Il 23 novembre 1980, una potente scossa di terremoto con un grado di magnitudo pari a 6.9 coinvolse ampie zone della Campania, dall’Irpinia a Napoli, toccando anche Basilicata e Puglia, e provocando la morte di 2734 persone.
Magnitudo terremoto Irpinia 1980
Questo evento sismico, apparentemente breve con una durata di soli 90 secondi, sembrò un’eternità per coloro che vissero quella tragedia.
Le conseguenze furono devastanti: 2734 vite perse, 9000 feriti e circa 280.000 persone sfollate. Nonostante l’epicentro fosse situato tra Basilicata e Campania, l’impatto si fece sentire in tutto il paese, dalla Sicilia orientale alla Pianura Padana.
Il terremoto dell’Irpinia si caratterizzò per la sua magnitudo di 6.9 e un livello di 9 sulla scala Mercalli. Non fu un singolo evento sismico; entro quaranta secondi dalla prima scossa, se ne verificarono altre due, con magnitudo intorno al 6.4-6.6. È come se tre terremoti, tutti più forti di quello dell’Aquila, avessero colpito l’area in meno di un minuto.
La localizzazione dell’ipocentro avvenne a una profondità di circa 10 km, con l’epicentro tra le province di Salerno e Potenza. Comuni come Castelnuovo di Conza, Conza della Campania, Laviano, Lioni, Sant’Angelo dei Lombardi e Santomenna subirono danni significativi. È risultato che dei 679 comuni che costituiscono le otto aree interessate globalmente dal sisma (Avellino, Benevento, Caserta, Matera, Napoli, Potenza, Salerno e Foggia), 506 (il 74%) sono stati danneggiati. Dei 1.843.304 edifici censiti in Campania e Basilicata all’epoca, 77.342 furono distrutti, 275.263 gravemente danneggiati e 479.973 lievemente lesionati.

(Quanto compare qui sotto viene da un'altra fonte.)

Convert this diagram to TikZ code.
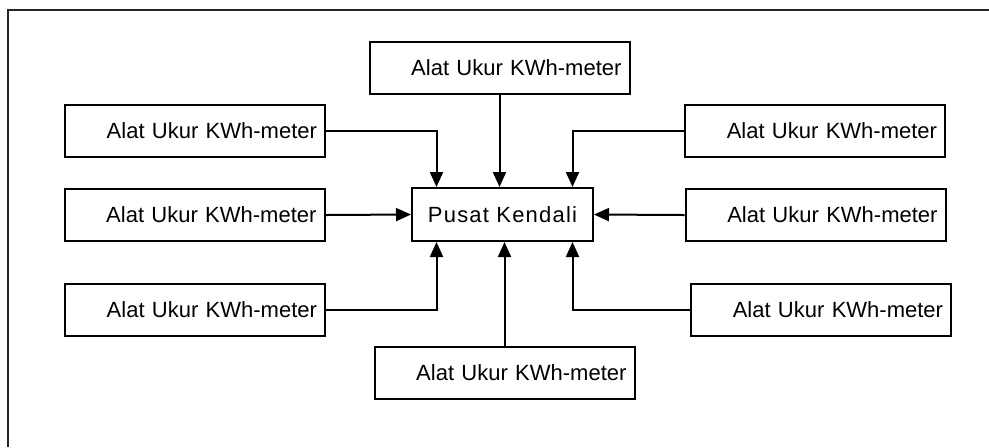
\documentclass[tikz,border=0pt]{standalone}
\usepackage{fontspec}
\setmainfont{Liberation Sans}
\usetikzlibrary{calc, arrows.meta}

\begin{document}
\begin{tikzpicture}[x=0.5pt,y=-0.5pt,
    font=\fontsize{11}{13}\selectfont,
    meterbox/.style={draw, line width=1pt, minimum height=26pt, text width=122pt, align=right, inner xsep=4pt},
    pusatbox/.style={draw, line width=1pt, minimum width=90.5pt, minimum height=26.5pt,
      font=\fontsize{11}{13}\selectfont\addfontfeatures{LetterSpace=5.5}},
    feed/.style={line width=1pt, -{Triangle[length=7.5pt,width=6.5pt]}}]
    \useasboundingbox (0,0) rectangle (989,447);
    \draw[line width=0.6pt, black!85] (8,447) -- (8,10) -- (989,10);
    % pusat
    \node[pusatbox] (pk) at (502.5,214.5) {Pusat Kendali};
    % alat ukur
    \node[meterbox] (t) at (499.5,68) {Alat Ukur KWh-meter};
    \node[meterbox] (b) at (504.5,372.5) {Alat Ukur KWh-meter};
    \node[meterbox] (m1) at (195,131) {Alat Ukur KWh-meter};
    \node[meterbox] (m2) at (194.5,215) {Alat Ukur KWh-meter};
    \node[meterbox] (m3) at (195,309.5) {Alat Ukur KWh-meter};
    \node[meterbox] (r1) at (815,131) {Alat Ukur KWh-meter};
    \node[meterbox] (r2) at (815.5,215) {Alat Ukur KWh-meter};
    \node[meterbox] (r3) at (821,309.5) {Alat Ukur KWh-meter};
    % panah
    \draw[feed] (t.south) -- (t.south |- pk.north);
    \draw[feed] (b.north) -- (b.north |- pk.south);
    \draw[feed] (m1.east) -| ([xshift=-33pt]pk.north);
    \draw[feed] (m2.east) -- (pk.west);
    \draw[feed] (m3.east) -| ([xshift=-33pt]pk.south);
    \draw[feed] (r1.west) -| ([xshift=35pt]pk.north);
    \draw[feed] (r2.west) -- (pk.east);
    \draw[feed] (r3.west) -| ([xshift=35pt]pk.south);
\end{tikzpicture}
\end{document}
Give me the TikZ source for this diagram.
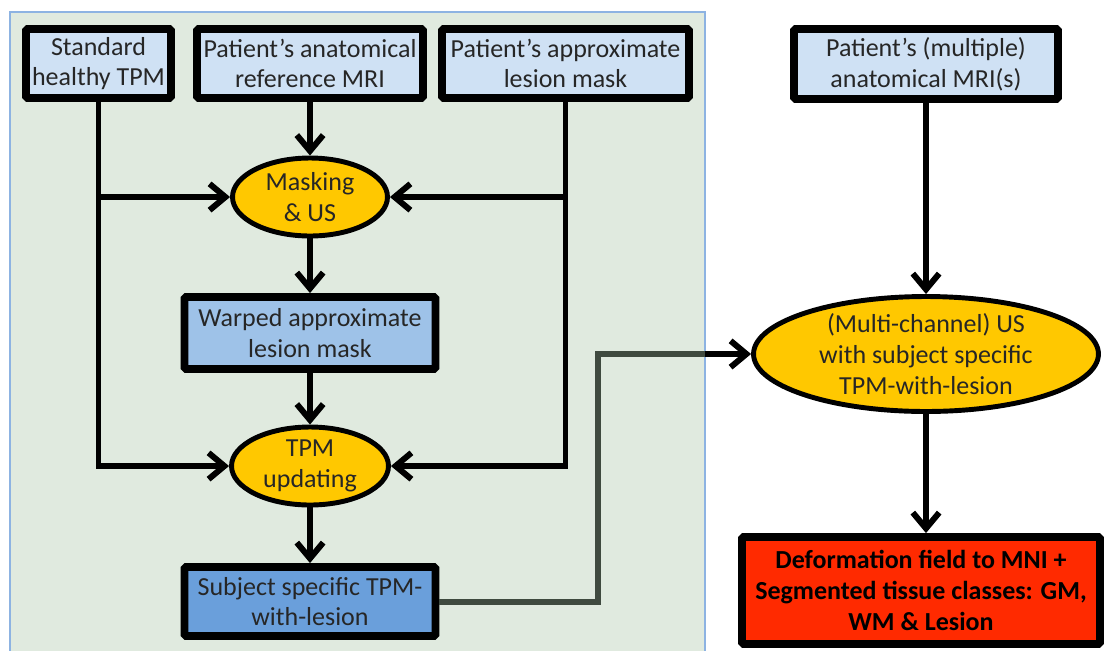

La localizzazione del terremoto fu complessa. All’epoca, la stazione sismica più vicina, situata all’Osservatorio Vesuviano a circa 77 km dall’epicentro, rese difficile il calcolo immediato dell’ipocentro e della magnitudo. La mancanza di sismometri collegati in tempo reale peggiorò la situazione, contribuendo alla confusione mediatica sull’ubicazione esatta del terremoto. Questa incertezza spinse all’implementazione di una moderna rete sismica capace di fornire dati in tempo reale.
La causa del terremoto
La causa del terremoto risiede nell’attivazione di faglie locali. Inizialmente, si pensò che fosse causato dallo scontro tra due placche tettoniche nell’Appennino. Tuttavia, i dati raccolti smentirono questa ipotesi, rivelando che il terremoto era di origine estensionale. L’Appennino, pur essendo il risultato dello scontro tettonico, può presentare localmente faglie con comportamento estensionale, responsabili dei grandi terremoti come quello dell’Irpinia nel 1980, dell’Aquila nel 2009 e di Amatrice nel 2016.
Nel periodo successivo al terremoto, l’intervento iniziale fu affidato a volontari e autorità locali poiché la Protezione Civile non era all’epoca strutturata come oggi. Successivamente, l’intervento dello Stato portò 22.000 militari sul luogo, aumentati a 27.000 nelle ventiquattro ore successive. Tende e vagoni ferroviari furono predisposti per ospitare i senzatetto, mentre le persone che poterono tornare a casa lo fecero dopo perizie strutturali adeguate. Nel corso del tempo, i senzatetto furono trasferiti in strutture più adatte come roulottes, scuole o edifici pubblici.
Nonostante gli sforzi di ricostruzione e gli stanziamenti di fondi, a vent’anni dal terremoto la ricostruzione non era ancora completa. Alcune migliaia di persone continuavano a vivere in alloggi provvisori, evidenziando l’arduo percorso di recupero da una tragedia così devastante.